-- BEGIN --

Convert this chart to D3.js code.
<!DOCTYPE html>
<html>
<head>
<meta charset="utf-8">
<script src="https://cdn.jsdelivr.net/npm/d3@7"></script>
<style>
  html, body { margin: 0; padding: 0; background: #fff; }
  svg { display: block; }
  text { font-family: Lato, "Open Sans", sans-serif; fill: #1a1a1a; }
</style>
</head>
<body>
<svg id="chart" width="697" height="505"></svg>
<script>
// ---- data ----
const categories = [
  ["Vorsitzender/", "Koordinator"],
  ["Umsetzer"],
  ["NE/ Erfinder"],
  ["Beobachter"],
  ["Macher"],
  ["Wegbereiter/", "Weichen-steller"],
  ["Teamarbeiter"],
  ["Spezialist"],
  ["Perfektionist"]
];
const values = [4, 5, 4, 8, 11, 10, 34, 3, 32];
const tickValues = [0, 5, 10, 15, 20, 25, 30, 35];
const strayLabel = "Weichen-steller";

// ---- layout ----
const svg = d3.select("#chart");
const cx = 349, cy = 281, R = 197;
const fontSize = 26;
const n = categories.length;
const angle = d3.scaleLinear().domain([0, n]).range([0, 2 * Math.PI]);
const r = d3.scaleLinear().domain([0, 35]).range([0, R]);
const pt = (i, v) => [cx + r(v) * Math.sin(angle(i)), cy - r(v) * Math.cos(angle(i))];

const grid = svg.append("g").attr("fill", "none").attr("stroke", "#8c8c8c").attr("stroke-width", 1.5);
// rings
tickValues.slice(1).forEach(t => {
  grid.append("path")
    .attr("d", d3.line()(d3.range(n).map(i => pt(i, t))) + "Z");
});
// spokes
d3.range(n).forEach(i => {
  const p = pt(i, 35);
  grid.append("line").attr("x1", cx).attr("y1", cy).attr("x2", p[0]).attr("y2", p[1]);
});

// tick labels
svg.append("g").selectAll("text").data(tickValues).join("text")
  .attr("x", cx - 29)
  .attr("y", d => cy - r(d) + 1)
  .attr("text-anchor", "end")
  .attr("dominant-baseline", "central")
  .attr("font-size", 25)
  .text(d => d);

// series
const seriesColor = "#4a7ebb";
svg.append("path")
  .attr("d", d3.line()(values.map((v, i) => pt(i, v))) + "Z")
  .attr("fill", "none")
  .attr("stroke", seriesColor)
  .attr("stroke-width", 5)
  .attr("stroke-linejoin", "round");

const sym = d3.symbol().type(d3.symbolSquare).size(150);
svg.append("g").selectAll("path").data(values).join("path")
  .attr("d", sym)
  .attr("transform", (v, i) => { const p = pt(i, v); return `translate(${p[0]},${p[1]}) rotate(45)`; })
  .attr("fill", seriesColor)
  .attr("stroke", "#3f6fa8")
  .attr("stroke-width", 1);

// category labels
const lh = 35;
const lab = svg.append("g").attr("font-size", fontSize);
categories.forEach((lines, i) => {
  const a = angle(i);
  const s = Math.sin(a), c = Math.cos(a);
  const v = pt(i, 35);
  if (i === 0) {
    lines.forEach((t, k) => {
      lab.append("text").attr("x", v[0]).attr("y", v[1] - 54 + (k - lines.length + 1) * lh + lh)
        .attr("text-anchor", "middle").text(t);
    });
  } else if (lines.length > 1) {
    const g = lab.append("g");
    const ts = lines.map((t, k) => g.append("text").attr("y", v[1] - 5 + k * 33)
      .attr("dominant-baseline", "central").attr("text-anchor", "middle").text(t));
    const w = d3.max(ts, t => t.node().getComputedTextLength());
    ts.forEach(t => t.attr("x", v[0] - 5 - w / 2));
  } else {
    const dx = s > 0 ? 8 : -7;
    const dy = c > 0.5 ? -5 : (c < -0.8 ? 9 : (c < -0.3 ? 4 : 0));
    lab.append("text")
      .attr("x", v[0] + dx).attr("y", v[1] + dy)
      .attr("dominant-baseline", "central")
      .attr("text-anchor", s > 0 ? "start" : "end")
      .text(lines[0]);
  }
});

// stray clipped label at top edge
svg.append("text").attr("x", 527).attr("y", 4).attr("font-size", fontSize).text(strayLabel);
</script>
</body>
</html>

-- END --

* _EXERCISE DIRECTIONS_
Return every line exactly.

* _EXERCISE OUTPUT_
Convert this chart to D3.js code.
<!DOCTYPE html>
<html>
<head>
<meta charset="utf-8">
<script src="https://cdn.jsdelivr.net/npm/d3@7"></script>
<style>
  html, body { margin: 0; padding: 0; background: #fff; }
  svg { display: block; }
  text { font-family: Lato, "Open Sans", sans-serif; fill: #1a1a1a; }
</style>
</head>
<body>
<svg id="chart" width="697" height="505"></svg>
<script>
// ---- data ----
const categories = [
  ["Vorsitzender/", "Koordinator"],
  ["Umsetzer"],
  ["NE/ Erfinder"],
  ["Beobachter"],
  ["Macher"],
  ["Wegbereiter/", "Weichen-steller"],
  ["Teamarbeiter"],
  ["Spezialist"],
  ["Perfektionist"]
];
const values = [4, 5, 4, 8, 11, 10, 34, 3, 32];
const tickValues = [0, 5, 10, 15, 20, 25, 30, 35];
const strayLabel = "Weichen-steller";

// ---- layout ----
const svg = d3.select("#chart");
const cx = 349, cy = 281, R = 197;
const fontSize = 26;
const n = categories.length;
const angle = d3.scaleLinear().domain([0, n]).range([0, 2 * Math.PI]);
const r = d3.scaleLinear().domain([0, 35]).range([0, R]);
const pt = (i, v) => [cx + r(v) * Math.sin(angle(i)), cy - r(v) * Math.cos(angle(i))];

const grid = svg.append("g").attr("fill", "none").attr("stroke", "#8c8c8c").attr("stroke-width", 1.5);
// rings
tickValues.slice(1).forEach(t => {
  grid.append("path")
    .attr("d", d3.line()(d3.range(n).map(i => pt(i, t))) + "Z");
});
// spokes
d3.range(n).forEach(i => {
  const p = pt(i, 35);
  grid.append("line").attr("x1", cx).attr("y1", cy).attr("x2", p[0]).attr("y2", p[1]);
});

// tick labels
svg.append("g").selectAll("text").data(tickValues).join("text")
  .attr("x", cx - 29)
  .attr("y", d => cy - r(d) + 1)
  .attr("text-anchor", "end")
  .attr("dominant-baseline", "central")
  .attr("font-size", 25)
  .text(d => d);

// series
const seriesColor = "#4a7ebb";
svg.append("path")
  .attr("d", d3.line()(values.map((v, i) => pt(i, v))) + "Z")
  .attr("fill", "none")
  .attr("stroke", seriesColor)
  .attr("stroke-width", 5)
  .attr("stroke-linejoin", "round");

const sym = d3.symbol().type(d3.symbolSquare).size(150);
svg.append("g").selectAll("path").data(values).join("path")
  .attr("d", sym)
  .attr("transform", (v, i) => { const p = pt(i, v); return `translate(${p[0]},${p[1]}) rotate(45)`; })
  .attr("fill", seriesColor)
  .attr("stroke", "#3f6fa8")
  .attr("stroke-width", 1);

// category labels
const lh = 35;
const lab = svg.append("g").attr("font-size", fontSize);
categories.forEach((lines, i) => {
  const a = angle(i);
  const s = Math.sin(a), c = Math.cos(a);
  const v = pt(i, 35);
  if (i === 0) {
    lines.forEach((t, k) => {
      lab.append("text").attr("x", v[0]).attr("y", v[1] - 54 + (k - lines.length + 1) * lh + lh)
        .attr("text-anchor", "middle").text(t);
    });
  } else if (lines.length > 1) {
    const g = lab.append("g");
    const ts = lines.map((t, k) => g.append("text").attr("y", v[1] - 5 + k * 33)
      .attr("dominant-baseline", "central").attr("text-anchor", "middle").text(t));
    const w = d3.max(ts, t => t.node().getComputedTextLength());
    ts.forEach(t => t.attr("x", v[0] - 5 - w / 2));
  } else {
    const dx = s > 0 ? 8 : -7;
    const dy = c > 0.5 ? -5 : (c < -0.8 ? 9 : (c < -0.3 ? 4 : 0));
    lab.append("text")
      .attr("x", v[0] + dx).attr("y", v[1] + dy)
      .attr("dominant-baseline", "central")
      .attr("text-anchor", s > 0 ? "start" : "end")
      .text(lines[0]);
  }
});

// stray clipped label at top edge
svg.append("text").attr("x", 527).attr("y", 4).attr("font-size", fontSize).text(strayLabel);
</script>
</body>
</html>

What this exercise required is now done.